I have tabled the amendment again in the hope of hearing a little more about that from the Minister. The lack of a government amendment rather suggests that her advisers have said "No", which would be a pity. If that is the case, will the Minister give a commitment to consulting with the adoption and children's organisations before the new rules are finalised as there is certainly support for an approach which is more positive and inclusive than the dry words of the Bill imply? I beg to move.
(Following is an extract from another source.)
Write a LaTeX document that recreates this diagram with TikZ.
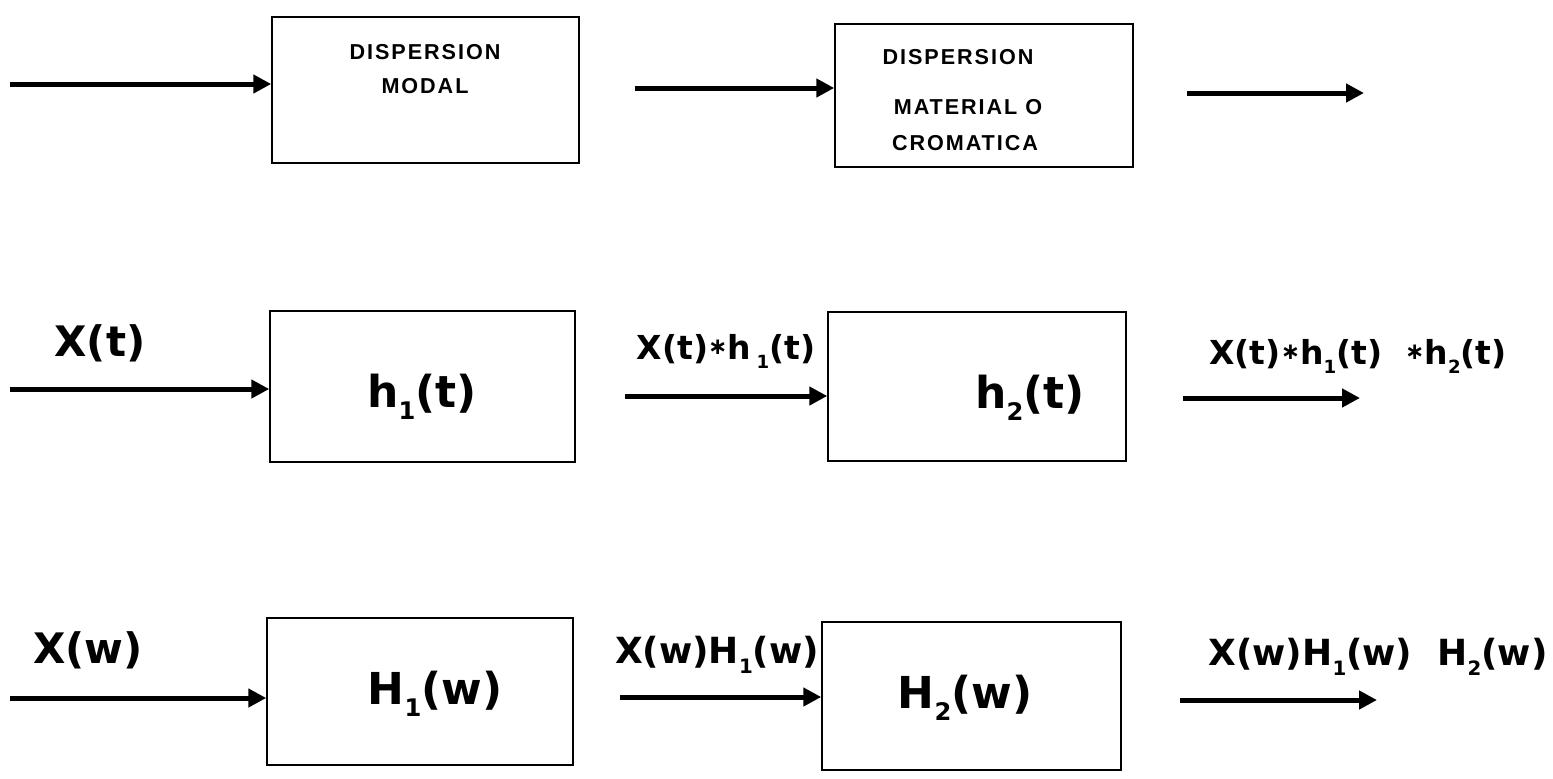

Baroness Scotland of Asthal

My Lords, I am unhappy that I cannot give the noble Earl happier news. The reason is simple: if noble Lords look at Clause 137, it is not quite as negative as it appears at first glance. Subsection (3)(b) states: of the fact that, unless the person wishes or the court requires". It is phrased thus because on occasion the court will wish to order that someone attends. We understand that this is a delicate moment for parents who may wish not to attend. One does not wish to put undue pressure on them, particularly if they have already gone through traumatic proceedings.

Although the provision remains as phrased, I assure the noble Earl that, in accordance with good practice, the issue shall be dealt with sensitively. Sometimes the local authority will nuance the letter depending on the nature of the parent who is to receive it. We will certainly consult on the rules before they are published, if that assists the noble Earl. We understand why he has expressed these concerns.

Earl Howe

My Lords, I am grateful to the Minister for all that she has said. I accept her assurance completely. I beg leave to withdraw the amendment.

Amendment, by leave, withdrawn.

Clause 138 [Supplementary and consequential provision]:

[Amendment No. 157 not moved.]

Clause 140 [General interpretation, etc.]:

Lord Hunt of Kings Heath moved Amendment No. 158:

Page 83, line 43, at end insert— "fee" includes expenses

On Question, amendment agreed to.

[Amendment No. 159 not moved.]

The Deputy Speaker [Viscount Simon]

My Lords, in calling Amendment No. 160 I must advise your Lordships that if the amendment is agreed to, I cannot call Amendments Nos. 162 to 164 inclusive due to pre-emption.

Earl Howe moved Amendment No. 160:

Page 84, line 46, leave out subsections (4) to (7).

On Question, amendment agreed to.

[Amendment No. 161 had been withdrawn from the Marshalled List.]

[Amendments Nos. 162 to 164 not moved.]

Schedule 6 [Glossary]:

[Amendment No. 165 not moved.]

Lord Hunt of Kings Heath moved Amendment No. 166:

Page 120, line 13, at end insert— fee section 140

On Question, amendment agreed to.

[Amendment No. 167 not moved.]

Lord McIntosh of Haringey moved Amendment No. 168:

Page 120, line 31, at end insert— records (in relation to section 82" Chapter 5 of Part 1)

The noble Lord said: My Lords, Amendment No. 168 is a small technical amendment to insert into Schedule 6, the Bill's glossary, a reference to the word "records" in relation to Chapter 5. I beg to move.

On Question, amendment agreed to.

Clause 144 [Commencement]:

Lord McIntosh of Haringey moved Amendment No. 169:

Page 85, line 38, after "(1)" insert "(other than an order bringing paragraph 52 of Schedule 3 into force)"

The noble Lord said: My Lords, this is a minor amendment to Clause 144, which makes provision in relation to commencement. Clause 144(1) provides for the Bill to come into force on such a day as the Secretary of State appoints by an order. Clause 142 provides that before the Secretary of State makes an order under Clause 144(1) he must consult the National Assembly for Wales.

This amendment provides that where the Secretary of State makes an order bringing paragraph 52 of Schedule 3 into effect, he is not under an obligation to consult the Assembly. Paragraph 52 amends the Adoption (NorthernIreland) Order 1987 and applies only to Northern Ireland and it would be inappropriate for there to be a requirement to consult the Assembly. I beg to move.

On Question, amendment agreed to.

Lord McIntosh of Haringey moved Amendment No. 169A:

Page 86, line 16, leave out "and 56 to 65" and insert "56 to 65 and (Pre-commencement adoptions: information)"

On Question, amendment agreed to.

Clause 145 [Extent]:

[Amendments Nos. 170 and 171 not moved.]

House adjourned at ten minutes before nine o'clock.